I would strongly recommend the novels of the Nobel Prize-winner Turkish novelist Orhan Pamuk, which present a unique blend of Turkey’s physical, sociological, cultural and political aspects. You could easliy get addicted to the way he thinks, feels and writes.

The novels of Elif Şafak, Turkey’s most popular author, also shed light on Turkish culture. She describes the complexities and uniqueness of the Turkish society in an ambrosial way.

If you’re interested in Turkey’s history, I would recommend Rethinking Modernity and National Identity in Turkey” written by Sibel Bozdogan and Resat Kasaba. The book focuses on Turkey’s political, cultural and institutional transformation since its foundation. It’s a must read.

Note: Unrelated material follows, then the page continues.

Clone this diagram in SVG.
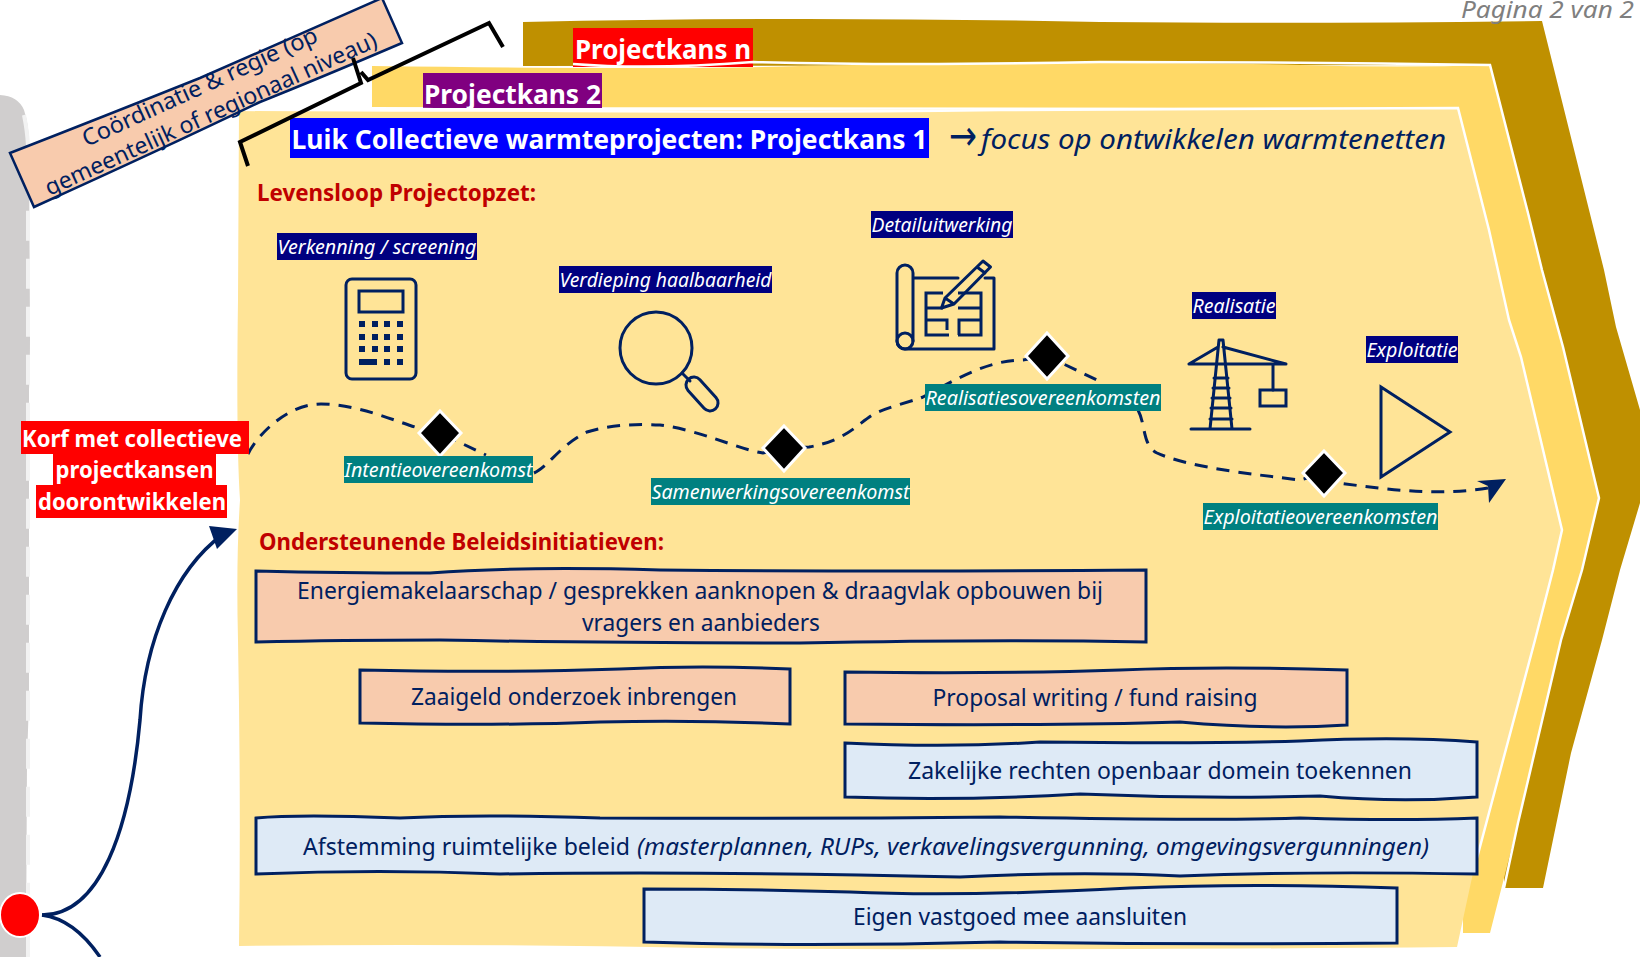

Fragments of Culture: The Everyday of Modern Turkey” by Deniz Kandiyoti and Ayse Saktanber is a great entry-point into Turkey’s cultural and social complexities. Since it includes various articles by leading scholars in different fields, it is quite multi-disciplinary as well.

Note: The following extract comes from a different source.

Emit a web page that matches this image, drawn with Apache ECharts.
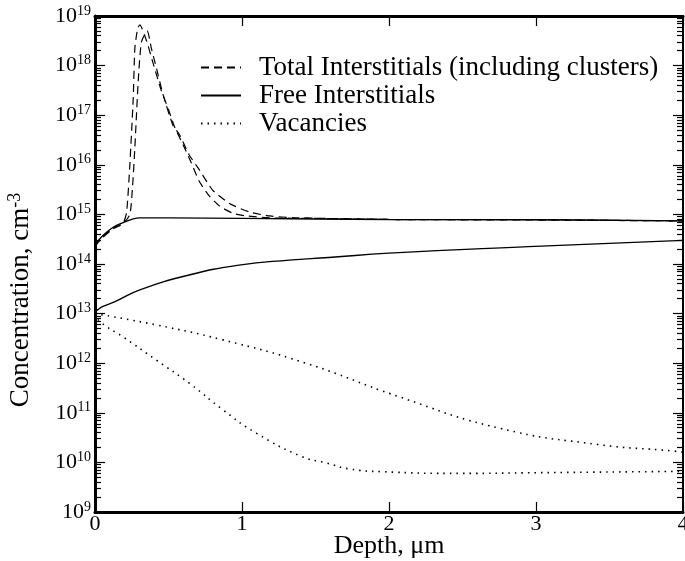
<!DOCTYPE html>
<html>
<head>
<meta charset="utf-8">
<script src="https://cdn.jsdelivr.net/npm/echarts@6/dist/echarts.min.js"></script>
<style>
html, body { margin: 0; padding: 0; background: #fff; }
#chart { width: 685px; height: 561px; }
</style>
</head>
<body>
<div id="chart"></div>
<script>
// values (depth in um, concentration in cm^-3)
const totalA_x = [0, 0.02, 0.056, 0.124, 0.19, 0.215, 0.237, 0.26, 0.271, 0.29, 0.305, 0.35, 0.4, 0.45, 0.5, 0.54, 0.6, 0.655, 0.71, 0.78, 0.85, 0.94, 1.03, 1.2, 1.5, 2, 3, 4];
const totalA_y = [2.3e14, 2.8e14, 3.6e14, 5.3e14, 6.6e14, 1.1e15, 1.0e16, 2.2e17, 2.2e18, 5.6e18, 6.6e18, 3.2e18, 1.0e18, 3.2e17, 1.3e17, 5.9e16, 2.5e16, 1.1e16, 4.6e15, 2.3e15, 1.45e15, 1.05e15, 9.3e14, 8.5e14, 8.3e14, 7.9e14, 7.8e14, 7.4e14];

const totalB_x = [0, 0.02, 0.056, 0.124, 0.19, 0.237, 0.255, 0.271, 0.294, 0.316, 0.355, 0.384, 0.418, 0.463, 0.53, 0.576, 0.64, 0.71, 0.8, 0.915, 1.05, 1.19, 1.35, 2, 3, 4];
const totalB_y = [2.2e14, 2.7e14, 3.5e14, 5.1e14, 6.5e14, 1.0e15, 3.5e15, 2.2e16, 4.8e17, 3.0e18, 5.0e18, 2.2e18, 8.9e17, 2.6e17, 6.3e16, 4.0e16, 1.6e16, 7.9e15, 3.1e15, 1.66e15, 1.12e15, 9.3e14, 8.6e14, 7.9e14, 7.7e14, 7.4e14];

const freeA_x = [0, 0.02, 0.056, 0.124, 0.19, 0.26, 0.305, 0.5, 1, 2, 3, 4];
const freeA_y = [2.4e14, 2.9e14, 3.8e14, 5.5e14, 6.8e14, 8.1e14, 8.5e14, 8.5e14, 8.3e14, 7.9e14, 7.8e14, 7.4e14];

const freeB_x = [0, 0.02, 0.05, 0.136, 0.305, 0.64, 0.98, 1.32, 1.59, 2.0, 2.95, 4.0];
const freeB_y = [1.1e13, 1.2e13, 1.38e13, 1.74e13, 3.0e13, 6.0e13, 9.5e13, 1.2e14, 1.35e14, 1.66e14, 2.24e14, 3.0e14];

const vacA_x = [0, 0.418, 0.87, 1.435, 2.07, 2.75, 3.42, 3.93, 4];
const vacA_y = [1.0e13, 5.9e12, 2.95e12, 1.0e12, 2.1e11, 4.9e10, 2.3e10, 1.7e10, 1.6e10];

const vacB_x = [0, 0.034, 0.19, 0.418, 0.644, 0.87, 1.096, 1.41, 1.57, 1.73, 1.95, 2.5, 3, 4];
const vacB_y = [1.0e13, 6.9e12, 3.4e12, 1.15e12, 3.9e11, 1.15e11, 3.9e10, 1.3e10, 9.8e9, 7.4e9, 6.5e9, 6.0e9, 6.2e9, 6.6e9];

const xTicks = [0, 1, 2, 3, 4];
const yExponents = [9, 10, 11, 12, 13, 14, 15, 16, 17, 18, 19];

const majorTicks = yExponents.map(e => Math.pow(10, e));
// minor tick positions (log10 of 2..9 x 10^e) for the overlay tick axes
const minorTicks = [];
yExponents.slice(0, -1).forEach(e => {
  for (let m = 2; m <= 9; m++) minorTicks.push(e + Math.log10(m));
});

const pairs = (xs, ys) => xs.map((x, i) => [x, ys[i]]);

const font = '"Liberation Serif", "DejaVu Serif", serif';
const black = '#000';

const names = {
  total: 'Total Interstitials (including clusters)',
  free: 'Free Interstitials',
  vac: 'Vacancies'
};

function logAxis(pos, lineW) {
  return {
    type: 'log',
    logBase: 10,
    min: majorTicks[0],
    max: majorTicks[majorTicks.length - 1],
    position: pos,
    axisLine: { show: true, lineStyle: { color: black, width: lineW } },
    axisTick: { show: false },
    axisLabel: { show: false },
    splitLine: { show: false }
  };
}

// tick-only axes in exponent units, laid over the log axis
function tickAxis(pos, len, custom) {
  const ax = {
    type: 'value',
    min: yExponents[0],
    max: yExponents[yExponents.length - 1],
    interval: 1,
    position: pos,
    axisLine: { show: false },
    axisTick: { show: true, inside: true, length: len, lineStyle: { color: black, width: 1.2 } },
    axisLabel: { show: false },
    splitLine: { show: false }
  };
  if (custom) ax.axisTick.customValues = custom;
  return ax;
}

const leftMain = logAxis('left', 3);
leftMain.axisLabel = {
  show: true,
  customValues: majorTicks,
  margin: 4,
  fontFamily: font,
  fontSize: 22,
  color: black,
  formatter: v => '10{sup|' + Math.round(Math.log10(v)) + '}',
  rich: {
    sup: { fontFamily: font, fontSize: 14, color: black, padding: [0, 0, 10, 0] }
  }
};
leftMain.name = 'Concentration, cm{sup|-3}';
leftMain.nameLocation = 'middle';
leftMain.nameGap = 60;
leftMain.nameTextStyle = {
  fontFamily: font, fontSize: 27, color: black, padding: [0, 72, 0, 0],
  rich: { sup: { fontFamily: font, fontSize: 18, color: black, padding: [0, 0, 11, 0] } }
};

const dashed = [8, 5];
const dotted = [1.5, 5];

function line(name, xs, ys, type, w, smooth) {
  return {
    name: name,
    type: 'line',
    data: pairs(xs, ys),
    symbol: 'none',
    smooth: smooth,
    lineStyle: { color: black, width: w, type: type, cap: 'butt' },
    itemStyle: { color: black },
    xAxisIndex: 0,
    yAxisIndex: 0
  };
}

const chart = echarts.init(document.getElementById('chart'), null, { renderer: 'canvas' });
chart.setOption({
  animation: false,
  backgroundColor: '#fff',
  grid: { left: 95, right: 2, top: 16, bottom: 49, outerBoundsMode: 'none', containLabel: false },
  legend: {
    orient: 'vertical',
    left: 195,
    top: 49,
    itemWidth: 40,
    itemHeight: 14,
    itemGap: 1,
    itemStyle: { opacity: 0 },
    data: [names.total, names.free, names.vac],
    textStyle: { fontFamily: font, fontSize: 27, color: black, lineHeight: 27, padding: [0, 0, 0, 13] }
  },
  xAxis: [
    {
      type: 'value',
      min: xTicks[0],
      max: xTicks[xTicks.length - 1],
      interval: 1,
      position: 'bottom',
      name: 'Depth, μm',
      nameLocation: 'middle',
      nameGap: 21,
      nameMoveOverlap: false,
      nameTextStyle: { fontFamily: font, fontSize: 26, color: black },
      axisLine: { lineStyle: { color: black, width: 3 } },
      axisTick: { inside: true, length: 10, lineStyle: { color: black, width: 1.2 } },
      axisLabel: { fontFamily: font, fontSize: 22, color: black, margin: 1, formatter: v => String(v) },
      splitLine: { show: false }
    },
    {
      type: 'value',
      min: xTicks[0],
      max: xTicks[xTicks.length - 1],
      interval: 1,
      position: 'top',
      axisLine: { lineStyle: { color: black, width: 3 } },
      axisTick: { inside: true, length: 10, lineStyle: { color: black, width: 1.2 } },
      axisLabel: { show: false },
      splitLine: { show: false }
    }
  ],
  yAxis: [
    leftMain,
    tickAxis('left', 10, null),
    tickAxis('left', 6, minorTicks),
    logAxis('right', 2),
    tickAxis('right', 10, null),
    tickAxis('right', 6, minorTicks)
  ],
  series: [
    line(names.total, totalA_x, totalA_y, dashed, 1.2, 0.2),
    line(names.total, totalB_x, totalB_y, dashed, 1.2, 0.2),
    line(names.free, freeA_x, freeA_y, 'solid', 1.4, 0.4),
    line(names.free, freeB_x, freeB_y, 'solid', 1.4, 0.5),
    line(names.vac, vacA_x, vacA_y, dotted, 1.6, 0.5),
    line(names.vac, vacB_x, vacB_y, dotted, 1.6, 0.5)
  ]
});
</script>
</body>
</html>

As for movies, Nuri Bilge Ceylan, the winner of the Palme d’Or at the Cannes Film Festival in 2014, is my favorite Turkish director. His movies deeply analyze the human condition, but within a Turkish context.

FPI: Any advice for fellow and upcoming female interruptors? 

Follow your intuition and do what you’re passionate about.

When Hillary Clinton was recently interviewed by Christiane Amanpour, she made two points which really hit me: “It’s important for you to take criticism seriously, but not personally,” she said. This is a life-saver.

The secnd point: Don’t let yourself be dragged down by other people’s opinions, because what you think about yourself, what you say to others about yourself really does affect how you present yourself and eventually who you are. So basically: it is actually only you who creates the positive or negative. Stay positive.